Re: [HACKERS] logical decoding of two-phase transactions

From: Ajin Cherian <itsajin(at)gmail(dot)com>
To: Amit Kapila <amit(dot)kapila16(at)gmail(dot)com>
Cc: Peter Smith <smithpb2250(at)gmail(dot)com>, PostgreSQL Hackers <pgsql-hackers(at)postgresql(dot)org>
Subject: Re: [HACKERS] logical decoding of two-phase transactions
Date: 2020-11-27 13:05:04
Message-ID: CAFPTHDZKRBQSywbHDPM7FKRsb5NnurZ_xXf1qkVdt4ddx+1F5A@mail.gmail.com
Views: Raw Message | Whole Thread | Download mbox | Resend email
Thread:
Lists: pgsql-hackers

On Thu, Nov 26, 2020 at 10:43 PM Amit Kapila <amit(dot)kapila16(at)gmail(dot)com> wrote:

> I think what you need to do to reproduce this is to follow the
> snapshot machinery in SnapBuildFindSnapshot. Basically, first, start a
> transaction (say transaction-id is 500) and do some operations but
> don't commit. Here, if you create a slot (via subscription or
> otherwise), it will wait for 500 to complete and make the state as
> SNAPBUILD_BUILDING_SNAPSHOT. Here, you can commit 500 and then having
> debugger in that state, start another transaction (say 501), do some
> operations but don't commit. Next time when you reach this function,
> it will change the state to SNAPBUILD_FULL_SNAPSHOT and wait for 501,
> now you can start another transaction (say 502) which you can prepare
> but don't commit. Again start one more transaction 503, do some ops,
> commit both 501 and 503. At this stage somehow we need to ensure that
> XLOG_RUNNING_XACTS record. Then commit prepared 502. Now, I think you
> should notice that the consistent point is reached after 502's prepare
> and before its commit. Now, this is just a theoretical scenario, you
> need something on these lines and probably a way to force
> XLOG_RUNNING_XACTS WAL (probably via debugger or some other way) at
> the right times to reproduce it.
>
> Thanks for trying to build a test case for this, it is really helpful.

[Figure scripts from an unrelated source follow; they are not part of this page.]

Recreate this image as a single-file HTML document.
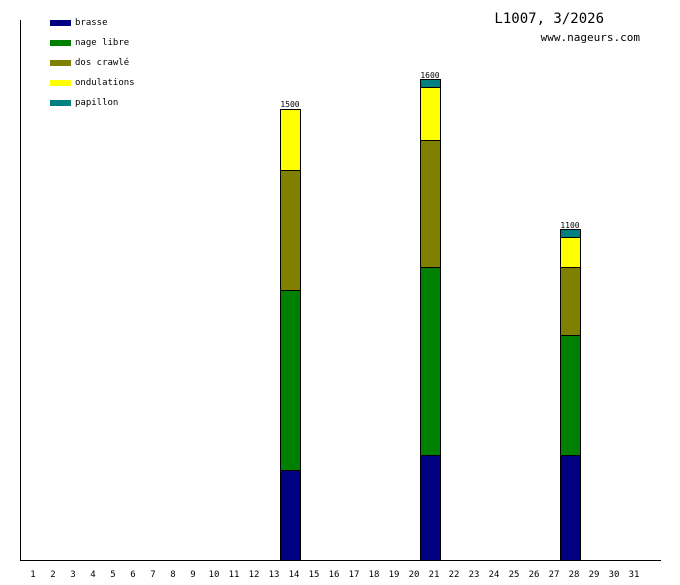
<!DOCTYPE html><html><head><style>body{margin:0;background:#fff}svg text{font-family:"DejaVu Sans Mono","Liberation Mono",monospace}</style></head><body>
<svg width="680" height="580" xmlns="http://www.w3.org/2000/svg">
<rect width="680" height="580" fill="#fff"/>
<line x1="20.5" y1="20" x2="20.5" y2="561" stroke="#000"/>
<line x1="20" y1="560.5" x2="661" y2="560.5" stroke="#000"/>
<g font-size="9">
<rect x="50" y="20" width="21" height="6" fill="#000080"/><text x="75" y="25">brasse</text>
<rect x="50" y="40" width="21" height="6" fill="#008000"/><text x="75" y="45">nage libre</text>
<rect x="50" y="60" width="21" height="6" fill="#808000"/><text x="75" y="65">dos crawlé</text>
<rect x="50" y="80" width="21" height="6" fill="#ffff00"/><text x="75" y="85">ondulations</text>
<rect x="50" y="100" width="21" height="6" fill="#008080"/><text x="75" y="105">papillon</text>
</g>
<text x="604" y="23" font-size="14" text-anchor="end">L1007, 3/2026</text>
<text x="640" y="41" font-size="11" text-anchor="end">www.nageurs.com</text>
<g stroke="#000" stroke-width="1">
<rect x="280.5" y="470.5" width="20" height="90" fill="#000080"/>
<rect x="280.5" y="290.5" width="20" height="180" fill="#008000"/>
<rect x="280.5" y="170.5" width="20" height="120" fill="#808000"/>
<rect x="280.5" y="109.5" width="20" height="61" fill="#ffff00"/>
<rect x="420.5" y="455.5" width="20" height="105" fill="#000080"/>
<rect x="420.5" y="267.5" width="20" height="188" fill="#008000"/>
<rect x="420.5" y="140.5" width="20" height="127" fill="#808000"/>
<rect x="420.5" y="87.5" width="20" height="53" fill="#ffff00"/>
<rect x="420.5" y="79.5" width="20" height="8" fill="#008080"/>
<rect x="560.5" y="455.5" width="20" height="105" fill="#000080"/>
<rect x="560.5" y="335.5" width="20" height="120" fill="#008000"/>
<rect x="560.5" y="267.5" width="20" height="68" fill="#808000"/>
<rect x="560.5" y="237.5" width="20" height="30" fill="#ffff00"/>
<rect x="560.5" y="229.5" width="20" height="8" fill="#008080"/>
</g>
<g font-size="8" text-anchor="middle">
<text x="290" y="107">1500</text><text x="430" y="78">1600</text><text x="570" y="228">1100</text>
</g>
<g font-size="9" text-anchor="middle">
<text x="33" y="577">1</text><text x="53" y="577">2</text><text x="73" y="577">3</text><text x="93" y="577">4</text><text x="113" y="577">5</text><text x="133" y="577">6</text><text x="153" y="577">7</text><text x="173" y="577">8</text><text x="193" y="577">9</text><text x="214" y="577">10</text><text x="234" y="577">11</text><text x="254" y="577">12</text><text x="274" y="577">13</text><text x="294" y="577">14</text><text x="314" y="577">15</text><text x="334" y="577">16</text><text x="354" y="577">17</text><text x="374" y="577">18</text><text x="394" y="577">19</text><text x="414" y="577">20</text><text x="434" y="577">21</text><text x="454" y="577">22</text><text x="474" y="577">23</text><text x="494" y="577">24</text><text x="514" y="577">25</text><text x="534" y="577">26</text><text x="554" y="577">27</text><text x="574" y="577">28</text><text x="594" y="577">29</text><text x="614" y="577">30</text><text x="634" y="577">31</text>
</g>
</svg></body></html>
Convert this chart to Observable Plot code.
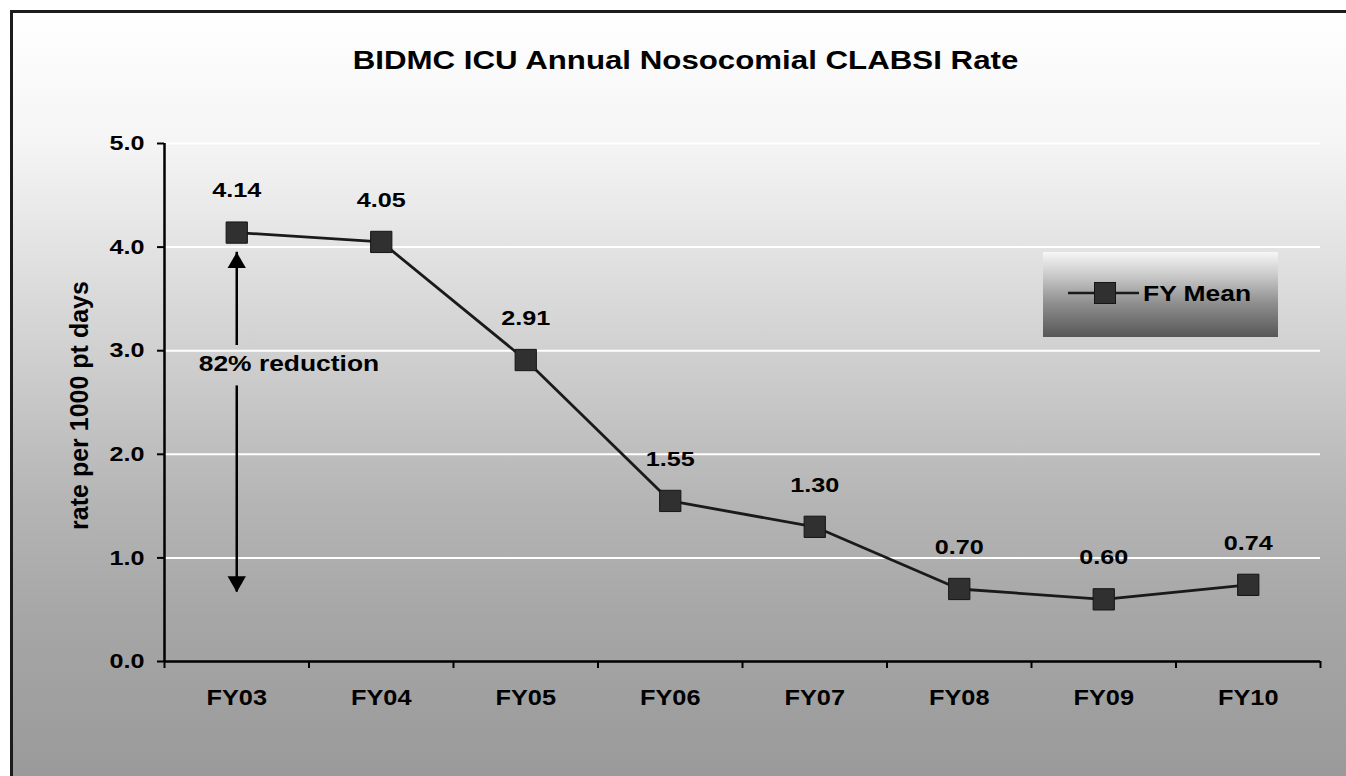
<!DOCTYPE html>
<html>
<head>
<meta charset="utf-8">
<script src="https://cdn.jsdelivr.net/npm/d3@7"></script>
<script src="https://cdn.jsdelivr.net/npm/@observablehq/plot@0.6"></script>
<style>
  html, body { margin: 0; padding: 0; background: #fff; overflow: hidden; width: 1346px; height: 776px; }
  #wrap { position: relative; width: 1346px; height: 776px; overflow: hidden; background: #fff; }
  #frame {
    position: absolute; left: 10px; top: 10px; width: 1336px; height: 766px;
    background: linear-gradient(to bottom, #ffffff 0px, #f5f5f5 130px, #e4e4e4 230px, #cbcbcb 370px, #b5b5b5 490px, #a6a6a6 610px, #9a9a9a 766px);
  }
  #edgeTop { position: absolute; left: 10px; top: 10px; width: 1336px; height: 3px; background: #1c1c1c; }
  #edgeLeft { position: absolute; left: 10px; top: 10px; width: 3px; height: 766px; background: #1c1c1c; }
  #chart { position: absolute; left: 0; top: 0; }
  #legend {
    position: absolute; left: 1043px; top: 252px; width: 235px; height: 85px;
    background: linear-gradient(to bottom, #f6f6f6 0%, #c9c9c9 28%, #8f8f8f 60%, #575757 100%);
  }
  #legend svg { position: absolute; left: 0; top: 0; }
</style>
</head>
<body>
<div id="wrap">
  <div id="frame"></div>
  <div id="edgeTop"></div>
  <div id="edgeLeft"></div>
  <div id="chart"></div>
  <div id="legend"></div>
</div>
<script>
// ---- data ----
const chartTitle = "BIDMC ICU Annual Nosocomial CLABSI Rate";
const yAxisTitle = "rate per 1000 pt days";
const seriesName = "FY Mean";
const categories = ["FY03", "FY04", "FY05", "FY06", "FY07", "FY08", "FY09", "FY10"];
const fyMean = [4.14, 4.05, 2.91, 1.55, 1.30, 0.70, 0.60, 0.74];
const yTicks = [0, 1, 2, 3, 4, 5];
const annotationText = "82% reduction";
const annotationCategory = "FY03";
const arrowEnds = [3.95, 0.67];     // arrow tips (rate units)
const arrowGap = [3.05, 2.66];      // gap in the shaft around the text
const annotationValue = 2.87;

// ---- table built from the arrays ----
const data = categories.map((c, i) => ({cat: c, pos: i + 0.5, value: fyMean[i]}));
const centers = categories.map((c, i) => i + 0.5);
const bounds = d3.range(categories.length + 1);
const annX = categories.indexOf(annotationCategory) + 0.5;
const shafts = [
  {x: annX, y1: arrowEnds[0], y2: arrowGap[0]},
  {x: annX, y1: arrowGap[1], y2: arrowEnds[1]}
];

const font = "'Liberation Sans', Arial, Helvetica, sans-serif";

const chart = Plot.plot({
  width: 1346,
  height: 776,
  marginLeft: 164,
  marginRight: 26,
  marginTop: 143,
  marginBottom: 115,
  x: {domain: [0, categories.length], label: null},
  y: {domain: [0, 5], label: null},
  style: {background: "transparent", fontFamily: font, fontWeight: "bold", color: "#000", overflow: "visible"},
  marks: [
    Plot.gridY(yTicks.filter(t => t > 0), {stroke: "#ffffff", strokeOpacity: 1, strokeWidth: 2}),
    Plot.axisY(yTicks, {tickSize: 7, tickPadding: 13, tickFormat: d3.format(".1f"), fontSize: 21, strokeWidth: 2, label: null}),
    Plot.axisX(bounds, {tickSize: 7, strokeWidth: 2, fill: "none", label: null}),
    Plot.axisX(centers, {tickSize: 0, tickPadding: 28, tickFormat: d => categories[Math.floor(d)], fontSize: 22, label: null}),
    Plot.ruleX([0], {y1: 0, y2: 5, stroke: "#000", strokeWidth: 2.5}),
    Plot.ruleY([0], {x1: 0, x2: categories.length, stroke: "#000", strokeWidth: 2.5}),
    Plot.line(data, {x: "pos", y: "value", stroke: "#1a1a1a", strokeWidth: 2.8}),
    Plot.dot(data, {x: "pos", y: "value", symbol: "square", r: 12, fill: "#303030", stroke: "#151515", strokeWidth: 1}),
    Plot.text(data, {x: "pos", y: "value", text: d => d3.format(".2f")(d.value), dy: -42, fontSize: 21, fill: "#000"}),
    Plot.ruleX(shafts, {x: "x", y1: "y1", y2: "y2", stroke: "#000", strokeWidth: 2.5}),
    Plot.dot([arrowEnds[0]], {x: () => annX, y: d => d, symbol: "triangle", r: 6.8, fill: "#000", dy: 10.5}),
    Plot.dot([arrowEnds[1]], {x: () => annX, y: d => d, symbol: "triangle", r: 6.8, fill: "#000", rotate: 180, dy: -10.5}),
    Plot.text([annotationText], {x: () => annX, y: () => annotationValue, textAnchor: "start", dx: -38, fontSize: 22, fill: "#000"}),
    Plot.text([chartTitle], {frameAnchor: "top", textAnchor: "middle", dx: -57, dy: -92, fontSize: 25, fill: "#000"}),
    Plot.text([yAxisTitle], {frameAnchor: "left", textAnchor: "middle", rotate: -90, dx: -85, dy: 3, fontSize: 25, fill: "#000"})
  ]
});
document.getElementById("chart").appendChild(chart);

// Legend (line + square marker + name)
const lg = d3.select("#legend").append("svg").attr("width", 235).attr("height", 85)
  .style("font-family", font).style("font-weight", "bold");
lg.append("line").attr("x1", 25).attr("x2", 96).attr("y1", 41).attr("y2", 41)
  .attr("stroke", "#1a1a1a").attr("stroke-width", 2.5);
lg.append("rect").attr("x", 51.5).attr("y", 30.5).attr("width", 21).attr("height", 21)
  .attr("fill", "#303030").attr("stroke", "#151515");
lg.append("text").attr("x", 100).attr("y", 41).attr("dy", "0.35em")
  .attr("font-size", 22).attr("fill", "#000").text(seriesName);

// Widen glyphs to match the reference's broad lettering (rotated axis title excluded)
document.querySelectorAll("#wrap svg text").forEach(t => {
  const s = t.textContent;
  if (!s || s === yAxisTitle) return;
  const w = t.getComputedTextLength();
  if (!(w > 0)) return;
  const f = s === chartTitle ? 1.25 : (categories.includes(s) ? 1.15 : 1.2);
  t.setAttribute("textLength", (w * f).toFixed(1));
  t.setAttribute("lengthAdjust", "spacingAndGlyphs");
});
</script>
</body>
</html>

I tried the above steps, I was able to get the builder state to
SNAPBUILD_BUILDING_SNAPSHOT but was not able to get into the
SNAPBUILD_FULL_SNAPSHOT state.
Instead the code moves straight from SNAPBUILD_BUILDING_SNAPSHOT to
SNAPBUILD_CONSISTENT state.

In the function SnapBuildFindSnapshot, either the following check fails:

1327: TransactionIdPrecedesOrEquals(SnapBuildNextPhaseAt(builder),
running->oldestRunningXid))

because the SnapBuildNextPhaseAt (which is same as running->nextXid)
is higher than oldestRunningXid, or when the both are the same, then
it falls through into the below condition higher in the code

1247: if (running->oldestRunningXid == running->nextXid)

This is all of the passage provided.